In another fantastic scene, an Icelander, convinced that happiness is unattainable, and solely occupied in avoiding pain, has, in shunning society, found himself in the heart of the Sahara, face to face with Nature. This Icelander, who, by the way, singularly resembles Leopardi, had found but one protection against the ills of life, and that was solitude; but wherever he wandered he had been pursued by a certain malevolence. In spite of all he could do, he had roasted in summer and shivered in winter. In vain he had sought a temperate climate: one land was an ice-field, another an oven, and everywhere tempests or earthquakes, vicious brutes or distracting insects. In short, unalloyed misery. Finding himself, at last, face to face with Nature he took her to task, demanding what right she had to create him without his permission, and then, having done so, to leave him to his own devices? Nature answers that she has but one duty, and that is to turn the wheel of the universe, in which death supports life, and life death. "Well, then," the obstinate Icelander asks, "tell me at least for whose pleasure and for what purpose this miserable universe subsists?" But before Nature can enlighten her embarrassing questioner, he is surprised by two famished lions and conveniently devoured.
The moral of all this is not difficult to find. Life, such as it is, is all this is accorded. Beyond it there is only an impenetrable silence. The blue of the heavens is pervasive, but void. The hope of ultramundane felicity is, therefore, an illusion, and man is to seek such happiness as is possible only in this life. But if it be asked what the possibilities of earthly happiness are, Leopardi is quick to tell his reader that there are none at all.
As has been seen, he regarded life as an evil; and he insisted in so regarding it, not only as a whole, but in each of its fractional divisions. This idea is quaintly expressed in a dialogue between a sorcerer and a demon, the latter having been presumably summoned with an incantatory blue flame. The demon is somewhat sulky at first, and asks why he has been disturbed. Is it wealth that the sorcerer wishes? Is it glory or grandeur? But the sorcerer has neither greed nor ambition.
"Do you wish me to procure for you a woman as captiously capricious as Penelope?"
The sorcerer probably smiles, for he answers wittily: —
"Do you think I need the aid of a devil for that?"

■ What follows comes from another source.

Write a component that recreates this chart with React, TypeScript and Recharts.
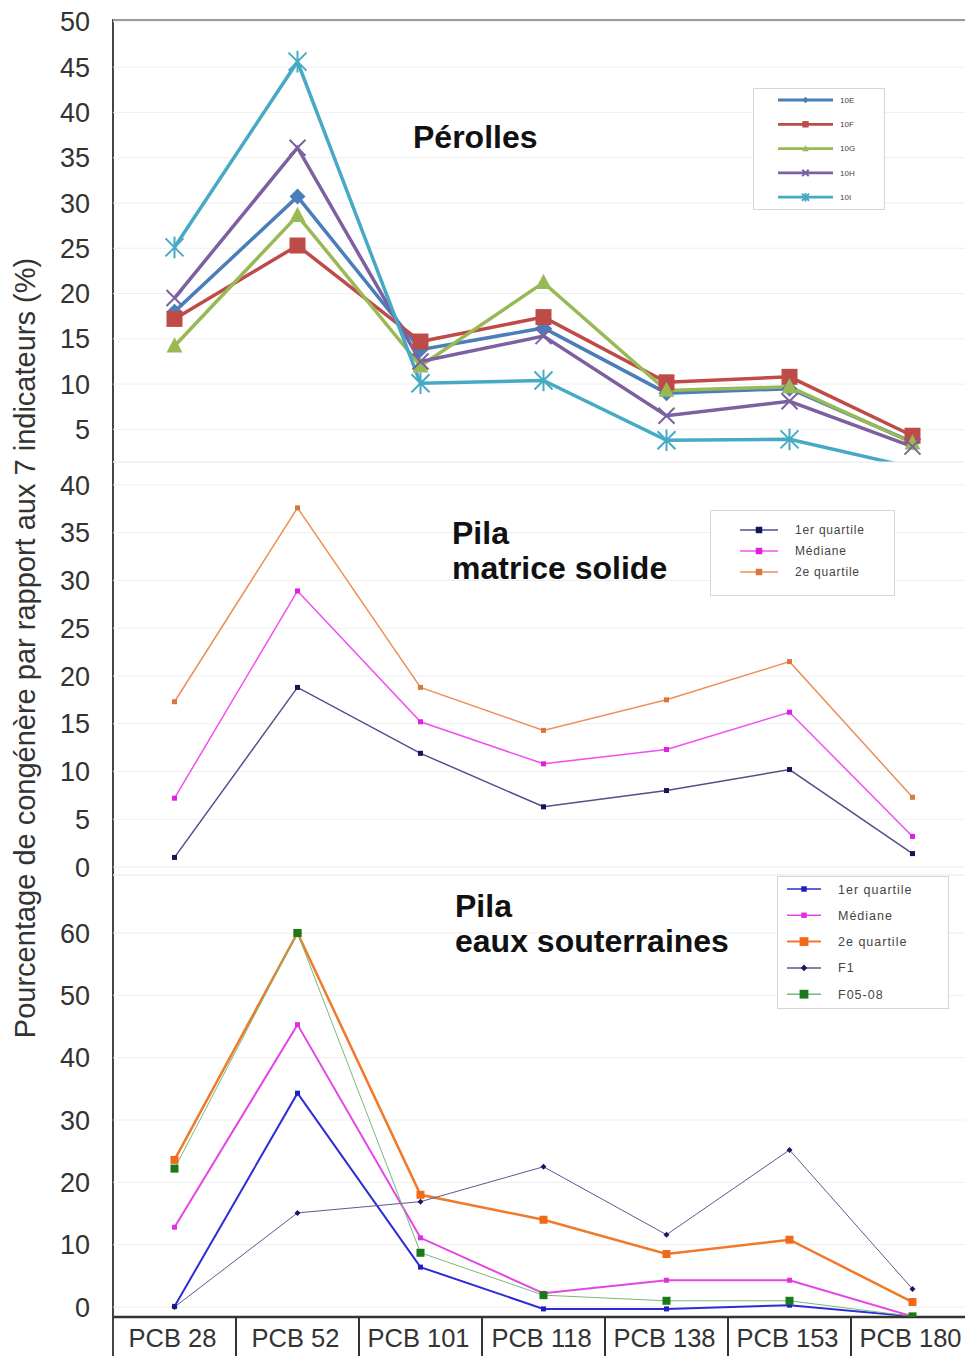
import { ComposedChart, Line, XAxis, YAxis, CartesianGrid } from 'recharts';

const FONT = '"Liberation Sans", Arial, sans-serif';

// categories shared by the three panels
const categories = ['PCB 28', 'PCB 52', 'PCB 101', 'PCB 118', 'PCB 138', 'PCB 153', 'PCB 180'];

// Pérolles
const perolles10E = [18.0, 30.7, 13.8, 16.2, 9.0, 9.5, 3.6];
const perolles10F = [17.2, 25.3, 14.7, 17.4, 10.2, 10.8, 4.3];
const perolles10G = [14.2, 28.6, 12.0, 21.2, 9.3, 9.7, 3.5];
const perolles10H = [19.5, 36.1, 12.5, 15.3, 6.5, 8.1, 3.1];
const perolles10I = [25.1, 45.6, 10.1, 10.4, 3.8, 3.9, 0.8];

// Pila matrice solide
const solideQ1 = [1.0, 18.8, 11.9, 6.3, 8.0, 10.2, 1.4];
const solideMediane = [7.2, 28.9, 15.2, 10.8, 12.3, 16.2, 3.2];
const solideQ2 = [17.3, 37.6, 18.8, 14.3, 17.5, 21.5, 7.3];

// Pila eaux souterraines
const eauxQ1 = [0.1, 34.3, 6.4, -0.3, -0.3, 0.3, -1.5];
const eauxMediane = [12.8, 45.3, 11.1, 2.2, 4.3, 4.3, -1.5];
const eauxQ2 = [23.6, 60.0, 18.0, 14.0, 8.5, 10.8, 0.8];
const eauxF1 = [0.0, 15.1, 16.9, 22.5, 11.6, 25.2, 2.9];
const eauxF0508 = [22.2, 60.0, 8.7, 1.9, 1.0, 1.0, -1.5];

const ticksPerolles = [5, 10, 15, 20, 25, 30, 35, 40, 45, 50];
const ticksSolide = [0, 5, 10, 15, 20, 25, 30, 35, 40];
const ticksEaux = [0, 10, 20, 30, 40, 50, 60];

const domainPerolles: [number, number] = [1.4, 50.2];
const domainSolide: [number, number] = [-0.84, 42.4];
const domainEaux: [number, number] = [-1.6, 69.3];

const perollesData = categories.map((c, i) => ({
  name: c, e: perolles10E[i], f: perolles10F[i], g: perolles10G[i], h: perolles10H[i], k: perolles10I[i],
}));
const solideData = categories.map((c, i) => ({
  name: c, q1: solideQ1[i], med: solideMediane[i], q2: solideQ2[i],
}));
const eauxData = categories.map((c, i) => ({
  name: c, q1: eauxQ1[i], med: eauxMediane[i], q2: eauxQ2[i], f1: eauxF1[i], f0508: eauxF0508[i],
}));

type Shape = 'diamond' | 'square' | 'triangle' | 'cross' | 'star';

interface SeriesCfg {
  key: string;
  name: string;
  color: string;
  width: number;
  shape: Shape;
  dotColor: string;
  size: number;
}

const perollesSeries: SeriesCfg[] = [
  { key: 'e', name: '10E', color: '#4a7ebb', width: 3.5, shape: 'diamond', dotColor: '#4a7ebb', size: 8 },
  { key: 'f', name: '10F', color: '#be4b48', width: 3.5, shape: 'square', dotColor: '#be4b48', size: 8 },
  { key: 'g', name: '10G', color: '#98b954', width: 3.5, shape: 'triangle', dotColor: '#98b954', size: 8 },
  { key: 'h', name: '10H', color: '#7d60a0', width: 3.5, shape: 'cross', dotColor: '#7d60a0', size: 8 },
  { key: 'k', name: '10I', color: '#46aac5', width: 3.5, shape: 'star', dotColor: '#46aac5', size: 9 },
];

const solideSeries: SeriesCfg[] = [
  { key: 'q1', name: '1er quartile', color: '#50508c', width: 1.5, shape: 'square', dotColor: '#14145a', size: 2.5 },
  { key: 'med', name: 'Médiane', color: '#f050f0', width: 1.5, shape: 'square', dotColor: '#e020e0', size: 2.5 },
  { key: 'q2', name: '2e quartile', color: '#ec9058', width: 1.5, shape: 'square', dotColor: '#d8783a', size: 2.5 },
];

const eauxSeries: SeriesCfg[] = [
  { key: 'q1', name: '1er quartile', color: '#2c2cd8', width: 2, shape: 'square', dotColor: '#2020c0', size: 2.5 },
  { key: 'med', name: 'Médiane', color: '#e445e4', width: 2, shape: 'square', dotColor: '#e030e0', size: 2.5 },
  { key: 'q2', name: '2e quartile', color: '#f07a2a', width: 2.5, shape: 'square', dotColor: '#f06a1a', size: 4 },
  { key: 'f1', name: 'F1', color: '#5a5a90', width: 1, shape: 'diamond', dotColor: '#1a1a60', size: 3 },
  { key: 'f0508', name: 'F05-08', color: '#78b878', width: 1, shape: 'square', dotColor: '#1a7a1a', size: 4 },
];

function Marker({ shape, cx, cy, s, color }: { shape: Shape; cx: number; cy: number; s: number; color: string }) {
  switch (shape) {
    case 'diamond':
      return <path d={`M${cx},${cy - s}L${cx + s},${cy}L${cx},${cy + s}L${cx - s},${cy}Z`} fill={color} />;
    case 'square':
      return <rect x={cx - s} y={cy - s} width={2 * s} height={2 * s} fill={color} />;
    case 'triangle':
      return <path d={`M${cx},${cy - s * 1.1}L${cx + s},${cy + s * 0.8}L${cx - s},${cy + s * 0.8}Z`} fill={color} />;
    case 'cross':
      return (
        <path d={`M${cx - s},${cy - s}L${cx + s},${cy + s}M${cx - s},${cy + s}L${cx + s},${cy - s}`} stroke={color} strokeWidth={2} fill="none" />
      );
    case 'star':
      return (
        <path
          d={`M${cx - s},${cy - s}L${cx + s},${cy + s}M${cx - s},${cy + s}L${cx + s},${cy - s}M${cx},${cy - s * 1.2}L${cx},${cy + s * 1.2}`}
          stroke={color}
          strokeWidth={2}
          fill="none"
        />
      );
  }
  return null;
}

// markers of points lying below the axis minimum are not drawn (as in the source chart)
const renderDot = (cfg: SeriesCfg, yMin: number) => (p: any) => {
  const key = `${cfg.key}-${p.index}`;
  if (p.cx == null || p.cy == null || (typeof p.value === 'number' && p.value < yMin)) return <g key={key} />;
  return (
    <g key={key}>
      <Marker shape={cfg.shape} cx={p.cx} cy={p.cy} s={cfg.size} color={cfg.dotColor} />
    </g>
  );
};

function LegendBox({
  series, left, top, width, height, rowGap, lineX1, lineX2, textX, firstRow, fontSize, markerScale, letterSpacing,
}: {
  series: SeriesCfg[]; left: number; top: number; width: number; height: number; rowGap: number; lineX1: number;
  lineX2: number; textX: number; firstRow: number; fontSize: number; markerScale: number; letterSpacing: number;
}) {
  return (
    <svg width={width} height={height} style={{ position: 'absolute', left, top, display: 'block' }}>
      <rect x={0.5} y={0.5} width={width - 1} height={height - 1} fill="#fff" stroke="#d6d6d6" />
      {series.map((s, i) => {
        const y = firstRow + i * rowGap;
        const mid = (lineX1 + lineX2) / 2;
        return (
          <g key={s.key}>
            <line x1={lineX1} x2={lineX2} y1={y} y2={y} stroke={s.color} strokeWidth={Math.max(1.5, s.width * 0.8)} />
            <Marker shape={s.shape} cx={mid} cy={y} s={Math.max(2, s.size * markerScale)} color={s.dotColor} />
            <text x={textX} y={y + fontSize * 0.36} fontSize={fontSize} fill="#444" fontFamily={FONT} letterSpacing={letterSpacing}>
              {s.name}
            </text>
          </g>
        );
      })}
    </svg>
  );
}

const BAND = 861 / 7;

const CategoryTick = (props: any) => {
  const { x, y, payload } = props;
  return (
    <g>
      <text x={x - 2} y={y + 30} textAnchor="middle" fontSize={25.5} fill="#333" fontFamily={FONT}>
        {payload.value}
      </text>
      <line x1={x + BAND / 2} x2={x + BAND / 2} y1={y} y2={y + 39} stroke="#333" strokeWidth={2} />
    </g>
  );
};

const yTick = { fill: '#333', fontSize: 27, fontFamily: FONT };

const titleStyle: React.CSSProperties = {
  position: 'absolute',
  fontFamily: FONT,
  fontWeight: 'bold',
  fontSize: 32,
  lineHeight: '35px',
  color: '#111',
  whiteSpace: 'nowrap',
};

export default function App() {
  return (
    <div style={{ position: 'absolute', left: 0, top: 0, width: 965, height: 1356, overflow: 'hidden', background: '#fff' }}>
      {/* frame */}
      <div style={{ position: 'absolute', left: 112, top: 19, width: 900, height: 1400, borderLeft: '2px solid #444', borderTop: '2px solid #444' }} />

      {/* Pérolles */}
      <div style={{ position: 'absolute', left: 0, top: 0 }}>
        <ComposedChart width={1000} height={482} data={perollesData} margin={{ top: 20, right: 26, bottom: 20, left: 0 }}>
          <CartesianGrid horizontal vertical={false} stroke="#efefef" />
          <XAxis dataKey="name" scale="band" hide />
          <YAxis
            type="number"
            domain={domainPerolles}
            ticks={ticksPerolles}
            interval={0}
            allowDataOverflow
            width={113}
            tickSize={0}
            tickMargin={23}
            axisLine={false}
            tickLine={false}
            tick={yTick}
          />
          {perollesSeries.map((s) => (
            <Line key={s.key} type="linear" dataKey={s.key} name={s.name} stroke={s.color} strokeWidth={s.width}
              dot={renderDot(s, domainPerolles[0])} activeDot={false} isAnimationActive={false} />
          ))}
        </ComposedChart>
      </div>

      {/* Pila matrice solide */}
      <div style={{ position: 'absolute', left: 0, top: 442 }}>
        <ComposedChart width={1000} height={453} data={solideData} margin={{ top: 20, right: 26, bottom: 20, left: 0 }}>
          <CartesianGrid horizontal vertical={false} stroke="#efefef" />
          <XAxis dataKey="name" scale="band" hide />
          <YAxis
            type="number"
            domain={domainSolide}
            ticks={ticksSolide}
            interval={0}
            allowDataOverflow
            width={113}
            tickSize={0}
            tickMargin={23}
            axisLine={false}
            tickLine={false}
            tick={yTick}
          />
          {solideSeries.map((s) => (
            <Line key={s.key} type="linear" dataKey={s.key} name={s.name} stroke={s.color} strokeWidth={s.width}
              dot={renderDot(s, domainSolide[0])} activeDot={false} isAnimationActive={false} />
          ))}
        </ComposedChart>
      </div>

      {/* Pila eaux souterraines */}
      <div style={{ position: 'absolute', left: 0, top: 855 }}>
        <ComposedChart width={1000} height={501} data={eauxData} margin={{ top: 20, right: 26, bottom: 0, left: 0 }}>
          <CartesianGrid horizontal vertical={false} stroke="#efefef" />
          <XAxis
            dataKey="name"
            scale="band"
            height={39}
            tickSize={0}
            tickMargin={0}
            interval={0}
            axisLine={{ stroke: '#333', strokeWidth: 2.5 }}
            tickLine={false}
            tick={<CategoryTick />}
          />
          <YAxis
            type="number"
            domain={domainEaux}
            ticks={ticksEaux}
            interval={0}
            allowDataOverflow
            width={113}
            tickSize={0}
            tickMargin={23}
            axisLine={false}
            tickLine={false}
            tick={yTick}
          />
          {eauxSeries.map((s) => (
            <Line key={s.key} type="linear" dataKey={s.key} name={s.name} stroke={s.color} strokeWidth={s.width}
              dot={renderDot(s, domainEaux[0])} activeDot={false} isAnimationActive={false} />
          ))}
        </ComposedChart>
      </div>

      {/* legends */}
      <LegendBox series={perollesSeries} left={753} top={88} width={132} height={122} rowGap={24.3} lineX1={25} lineX2={80}
        textX={87} firstRow={12} fontSize={8} markerScale={0.4} letterSpacing={0} />
      <LegendBox series={solideSeries} left={710} top={510} width={185} height={86} rowGap={21} lineX1={30} lineX2={68}
        textX={85} firstRow={20} fontSize={12} markerScale={1.3} letterSpacing={0.8} />
      <LegendBox series={eauxSeries} left={777} top={876} width={172} height={133} rowGap={26.3} lineX1={10} lineX2={44}
        textX={61} firstRow={13} fontSize={12.5} markerScale={1.1} letterSpacing={1} />

      {/* titles */}
      <div style={{ ...titleStyle, left: 413, top: 120 }}>Pérolles</div>
      <div style={{ ...titleStyle, left: 452, top: 516 }}>
        Pila
        <br />
        matrice solide
      </div>
      <div style={{ ...titleStyle, left: 455, top: 889 }}>
        Pila
        <br />
        eaux souterraines
      </div>

      {/* y axis title */}
      <div
        style={{
          position: 'absolute',
          left: 25,
          top: 648,
          transform: 'translate(-50%, -50%) rotate(-90deg)',
          fontFamily: FONT,
          fontSize: 29,
          color: '#333',
          whiteSpace: 'nowrap',
        }}
      >
        Pourcentage de congénère par rapport aux 7 indicateurs (%)
      </div>
    </div>
  );
}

Thus outfaced, the demon begs to know in what manner he may be of service.
"I simply want one moment of happiness," the sorcerer answers.

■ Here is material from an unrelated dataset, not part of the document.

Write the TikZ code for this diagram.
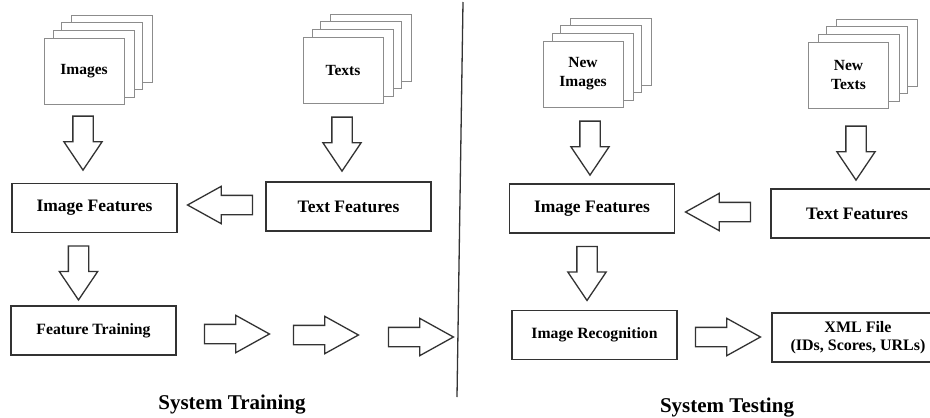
\documentclass[tikz,border=0pt]{standalone}
\usepackage{fontspec}
\setmainfont{Liberation Serif}
\usetikzlibrary{shapes.arrows,positioning,calc,backgrounds}

\tikzset{
  page/.style={draw=black!45, line width=0.9pt, fill=white, minimum width=80pt,
    minimum height=66pt, inner sep=0pt, align=center,
    font=\fontsize{15.5}{19}\selectfont\bfseries},
  sheet/.style={draw=black!45, line width=0.9pt, fill=white},
  box/.style={draw=black!80, line width=1.6pt, fill=white, minimum width=165pt,
    minimum height=49pt, inner sep=0pt, align=center,
    font=\fontsize{17.5}{21}\selectfont\bfseries},
  smallbox/.style={box, font=\fontsize{15.7}{18}\selectfont\bfseries},
  blockarrow/.style={single arrow, draw=black!80, line width=1.3pt, fill=white,
    inner xsep=0pt, inner ysep=9.5pt, anchor=tail, minimum height=54pt,
    single arrow head extend=9pt, single arrow tip angle=68},
  downarrow/.style={blockarrow, rotate=-90},
  harrow/.style={blockarrow, inner ysep=9pt, minimum height=65pt,
    single arrow head extend=9pt, single arrow tip angle=58},
  leftarrow/.style={harrow, rotate=180},
  title/.style={font=\fontsize{21}{25}\selectfont\bfseries}
}

\begin{document}
\begin{tikzpicture}[x=1pt,y=-1pt]
\useasboundingbox (0,0) rectangle (930,418);

% system training
\node[page] (imgs) at (84,71) {Images};
\node[page] (txts) at (343,70) {Texts};
\node[box] (imgfeat) at (94.5,208) {Image Features};
\node[box] (txtfeat) at (348.5,206.5) {Text Features};
\node[smallbox] (train) at (93.5,330.5) {Feature Training};

\node[downarrow] (a1) at ($(imgs.south)+(-1,11)$) {};
\node[downarrow] (a2) at ($(txts.south)+(-1,13)$) {};
\node[leftarrow] (a3) at ($(txtfeat.west)+(-12,-1.5)$) {};
\node[downarrow] (a4) at ($(imgfeat.south)+(-16,12)$) {};
\node[harrow] (t1) at ($(train.east)+(27,3.5)$) {};
\node[harrow] (t2) at ($(t1.tip)+(22,1)$) {};
\node[harrow] (t3) at ($(t2.tip)+(28,2)$) {};

\node[title] (trainttl) at (232,405) {System Training};

% divider
\coordinate (divtop) at (463,2);
\coordinate (divbot) at (457,397);
\draw[line width=1.3pt, black!80] (divtop) -- (divbot);

% system testing
\node[page] (nimgs) at (583,74) {New\\Images};
\node[page] (ntxts) at (848.5,75) {New\\Texts};
\node[box] (imgfeat2) at (592,208.5) {Image Features};
\node[box, minimum width=172pt] (txtfeat2) at (857,213.5) {Text Features};
\node[smallbox] (recog) at (594.5,335) {Image Recognition};
\node[box, minimum width=172pt, font=\fontsize{16}{18}\selectfont\bfseries]
  (xml) at (858,337.5) {XML File\\(IDs, Scores, URLs)};

\node[downarrow] (b1) at ($(nimgs.south)+(7,13)$) {};
\node[downarrow] (b2) at ($(ntxts.south)+(7.5,17)$) {};
\node[leftarrow] (b3) at ($(txtfeat2.west)+(-19,-1.5)$) {};
\node[downarrow] (b4) at ($(imgfeat2.south)+(-5,12)$) {};
\node[harrow] (b5) at ($(recog.east)+(17,2)$) {};

\node[title] (testttl) at (727,408) {System Testing};

% sheets behind the stacks
\begin{scope}[on background layer]
  \foreach \n in {imgs,txts,nimgs,ntxts}
    \foreach \dx/\dy in {28/-22,18/-15,10/-7}
      \draw[sheet] ($(\n.south west)+(\dx,\dy)$) rectangle ($(\n.north east)+(\dx,\dy)$);
\end{scope}

\end{tikzpicture}
\end{document}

But Mephisto declares, on his word as a gentleman, that such a thing is impossible, because the desire for happiness is insatiable, and no one can be happy so long as it is unsatisfied.
"Well, then?" the sorcerer asks, moodily querulous.
"Well, then," answers the demon, "if you think it worth while to give me your soul before the time, behold me ready to oblige you."
Since happiness, then, is intangible, the wisest thing to do is to try to be as little unhappy as possible. One of the chief opponents to such a state of being is evidently discontent, and this, Leopardi hints, should be routed at any cost, and the yawning spectre of ennui flung with it into fettered exile. In the warmth of these instructions it is curious to note how Leopardi turns on himself, so to speak, and recommends as cure-all the very activity which he had before proscribed. In his dialogue between Columbus and Gutierrez, the navigator admits to his discouraged companion that the success of the undertaking is far from certain; "but," he adds, "even if no other benefit accrue from our voyage, it will be an advantage at least in this; it has for a certain time delivered us from boredom; it has made us love life, and appreciate, moreover, many things of which otherwise we would have thought nothing."
It should not, however, be supposed that Leopardi had no higher rule of life than that which is circumscribed in the narrow avoidance of discontent. That man has certain duties to perform, he frequently admitted, but he denied that he owed any to the unconscious and tyrannical force which had given him life. "I will never kiss," he said, "the hand that strikes." Any obligation to society was equally out of the question. "Society," he noted in the Pensieri, "is a league of blackguards against honest men." Man's duties are to himself alone; and the essence of Leopardi's ethics (as, indeed, of all other ethics) is held simply in the recommendation that virtue and self-esteem be preserved. "To thine own self be true," Polonius had said long before, and to this Leopardi had nothing to add.
The illusions which hamper life have been so clearly and thoroughly analyzed by other thinkers, whose conclusions will be found to constitute the groundwork of the subsequent part of this monograph, that it will be unnecessary at this stage to examine any of Leopardi's theories on this subject, save such, perhaps, as may seem to contain original views. He had, as has been intimated, a thorough contempt for life: "It is," he said, "fit but to be despised." Nostra vita a che val, sola a spregiarla. He was, in consequence, well equipped to combat the illusion which leads so many to imagine that were their circumstances different, they would then be thoroughly content. This idea is presented with vivacious ingenuity in a dialogue between a man peddling calendars and a passer-by.
It runs somewhat as follows: —
"Calendars! New calendars!"
"For the coming year?"
"Yes, sir."
"Do you think the year will be a good one?"
"Yes, indeed, sir."
"As good as last year?"
"Better, sir, – better."
"As year before last?"
"Much better, sir."
"But wouldn't you care to have the next year like any of the past years?"
"No, sir, I would not."
"For how long have you been selling calendars?"